__WHAT TO WORK ON__
Copy out all of the material exactly as presented.

=-=-=-=-=

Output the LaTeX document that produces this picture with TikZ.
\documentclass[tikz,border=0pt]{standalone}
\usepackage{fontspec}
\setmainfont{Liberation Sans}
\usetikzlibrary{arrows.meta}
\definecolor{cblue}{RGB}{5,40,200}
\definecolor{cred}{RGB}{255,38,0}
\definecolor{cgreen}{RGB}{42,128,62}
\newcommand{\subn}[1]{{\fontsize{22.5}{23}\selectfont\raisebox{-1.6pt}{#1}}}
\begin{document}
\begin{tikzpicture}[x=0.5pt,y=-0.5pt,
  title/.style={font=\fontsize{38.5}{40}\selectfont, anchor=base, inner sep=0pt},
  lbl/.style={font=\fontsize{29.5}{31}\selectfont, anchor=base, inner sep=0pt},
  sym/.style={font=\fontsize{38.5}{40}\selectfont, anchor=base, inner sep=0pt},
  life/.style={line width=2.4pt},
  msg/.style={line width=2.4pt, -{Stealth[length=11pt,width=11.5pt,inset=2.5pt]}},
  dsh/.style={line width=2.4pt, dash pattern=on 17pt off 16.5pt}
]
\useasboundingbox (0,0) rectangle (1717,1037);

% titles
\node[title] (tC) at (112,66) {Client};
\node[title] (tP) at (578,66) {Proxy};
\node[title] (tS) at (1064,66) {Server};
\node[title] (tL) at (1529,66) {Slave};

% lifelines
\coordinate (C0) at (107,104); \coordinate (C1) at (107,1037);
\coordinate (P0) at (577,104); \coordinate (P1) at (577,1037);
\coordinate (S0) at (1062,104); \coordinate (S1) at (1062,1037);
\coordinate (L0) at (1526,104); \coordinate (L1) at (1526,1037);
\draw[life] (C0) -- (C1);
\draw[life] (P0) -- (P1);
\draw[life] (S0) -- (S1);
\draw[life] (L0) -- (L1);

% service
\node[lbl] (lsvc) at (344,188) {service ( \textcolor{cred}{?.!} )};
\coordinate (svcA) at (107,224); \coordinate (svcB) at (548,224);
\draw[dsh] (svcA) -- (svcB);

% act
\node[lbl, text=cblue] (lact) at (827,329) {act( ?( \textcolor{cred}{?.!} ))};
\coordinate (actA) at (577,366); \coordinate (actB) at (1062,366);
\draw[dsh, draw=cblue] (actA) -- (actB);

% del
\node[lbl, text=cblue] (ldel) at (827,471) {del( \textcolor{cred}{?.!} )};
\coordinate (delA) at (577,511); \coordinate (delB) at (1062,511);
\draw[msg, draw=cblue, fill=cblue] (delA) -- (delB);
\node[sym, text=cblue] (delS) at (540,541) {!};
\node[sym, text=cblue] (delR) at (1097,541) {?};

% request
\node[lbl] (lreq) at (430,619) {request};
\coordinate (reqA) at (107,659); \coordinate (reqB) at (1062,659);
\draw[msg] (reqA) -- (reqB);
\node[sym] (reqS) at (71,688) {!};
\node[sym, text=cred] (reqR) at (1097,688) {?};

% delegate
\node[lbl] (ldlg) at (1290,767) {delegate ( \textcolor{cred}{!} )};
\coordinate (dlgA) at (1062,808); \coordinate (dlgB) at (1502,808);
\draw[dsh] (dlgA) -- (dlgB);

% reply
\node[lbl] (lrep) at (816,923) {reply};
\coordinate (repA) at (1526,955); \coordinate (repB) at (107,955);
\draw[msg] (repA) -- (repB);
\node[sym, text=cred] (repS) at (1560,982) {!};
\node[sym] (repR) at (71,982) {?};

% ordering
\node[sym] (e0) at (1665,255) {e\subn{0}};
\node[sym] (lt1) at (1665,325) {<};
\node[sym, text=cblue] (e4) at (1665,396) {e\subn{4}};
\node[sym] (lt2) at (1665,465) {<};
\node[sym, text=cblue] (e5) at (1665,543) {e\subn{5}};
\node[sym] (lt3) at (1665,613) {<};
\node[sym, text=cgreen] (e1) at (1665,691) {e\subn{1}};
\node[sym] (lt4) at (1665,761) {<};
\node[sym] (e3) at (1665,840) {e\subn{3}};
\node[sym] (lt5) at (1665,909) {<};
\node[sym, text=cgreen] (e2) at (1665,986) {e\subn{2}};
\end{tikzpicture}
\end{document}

=-=-=-=-=

__FINAL RESULT__
Output the LaTeX document that produces this picture with TikZ.
\documentclass[tikz,border=0pt]{standalone}
\usepackage{fontspec}
\setmainfont{Liberation Sans}
\usetikzlibrary{arrows.meta}
\definecolor{cblue}{RGB}{5,40,200}
\definecolor{cred}{RGB}{255,38,0}
\definecolor{cgreen}{RGB}{42,128,62}
\newcommand{\subn}[1]{{\fontsize{22.5}{23}\selectfont\raisebox{-1.6pt}{#1}}}
\begin{document}
\begin{tikzpicture}[x=0.5pt,y=-0.5pt,
  title/.style={font=\fontsize{38.5}{40}\selectfont, anchor=base, inner sep=0pt},
  lbl/.style={font=\fontsize{29.5}{31}\selectfont, anchor=base, inner sep=0pt},
  sym/.style={font=\fontsize{38.5}{40}\selectfont, anchor=base, inner sep=0pt},
  life/.style={line width=2.4pt},
  msg/.style={line width=2.4pt, -{Stealth[length=11pt,width=11.5pt,inset=2.5pt]}},
  dsh/.style={line width=2.4pt, dash pattern=on 17pt off 16.5pt}
]
\useasboundingbox (0,0) rectangle (1717,1037);

% titles
\node[title] (tC) at (112,66) {Client};
\node[title] (tP) at (578,66) {Proxy};
\node[title] (tS) at (1064,66) {Server};
\node[title] (tL) at (1529,66) {Slave};

% lifelines
\coordinate (C0) at (107,104); \coordinate (C1) at (107,1037);
\coordinate (P0) at (577,104); \coordinate (P1) at (577,1037);
\coordinate (S0) at (1062,104); \coordinate (S1) at (1062,1037);
\coordinate (L0) at (1526,104); \coordinate (L1) at (1526,1037);
\draw[life] (C0) -- (C1);
\draw[life] (P0) -- (P1);
\draw[life] (S0) -- (S1);
\draw[life] (L0) -- (L1);

% service
\node[lbl] (lsvc) at (344,188) {service ( \textcolor{cred}{?.!} )};
\coordinate (svcA) at (107,224); \coordinate (svcB) at (548,224);
\draw[dsh] (svcA) -- (svcB);

% act
\node[lbl, text=cblue] (lact) at (827,329) {act( ?( \textcolor{cred}{?.!} ))};
\coordinate (actA) at (577,366); \coordinate (actB) at (1062,366);
\draw[dsh, draw=cblue] (actA) -- (actB);

% del
\node[lbl, text=cblue] (ldel) at (827,471) {del( \textcolor{cred}{?.!} )};
\coordinate (delA) at (577,511); \coordinate (delB) at (1062,511);
\draw[msg, draw=cblue, fill=cblue] (delA) -- (delB);
\node[sym, text=cblue] (delS) at (540,541) {!};
\node[sym, text=cblue] (delR) at (1097,541) {?};

% request
\node[lbl] (lreq) at (430,619) {request};
\coordinate (reqA) at (107,659); \coordinate (reqB) at (1062,659);
\draw[msg] (reqA) -- (reqB);
\node[sym] (reqS) at (71,688) {!};
\node[sym, text=cred] (reqR) at (1097,688) {?};

% delegate
\node[lbl] (ldlg) at (1290,767) {delegate ( \textcolor{cred}{!} )};
\coordinate (dlgA) at (1062,808); \coordinate (dlgB) at (1502,808);
\draw[dsh] (dlgA) -- (dlgB);

% reply
\node[lbl] (lrep) at (816,923) {reply};
\coordinate (repA) at (1526,955); \coordinate (repB) at (107,955);
\draw[msg] (repA) -- (repB);
\node[sym, text=cred] (repS) at (1560,982) {!};
\node[sym] (repR) at (71,982) {?};

% ordering
\node[sym] (e0) at (1665,255) {e\subn{0}};
\node[sym] (lt1) at (1665,325) {<};
\node[sym, text=cblue] (e4) at (1665,396) {e\subn{4}};
\node[sym] (lt2) at (1665,465) {<};
\node[sym, text=cblue] (e5) at (1665,543) {e\subn{5}};
\node[sym] (lt3) at (1665,613) {<};
\node[sym, text=cgreen] (e1) at (1665,691) {e\subn{1}};
\node[sym] (lt4) at (1665,761) {<};
\node[sym] (e3) at (1665,840) {e\subn{3}};
\node[sym] (lt5) at (1665,909) {<};
\node[sym, text=cgreen] (e2) at (1665,986) {e\subn{2}};
\end{tikzpicture}
\end{document}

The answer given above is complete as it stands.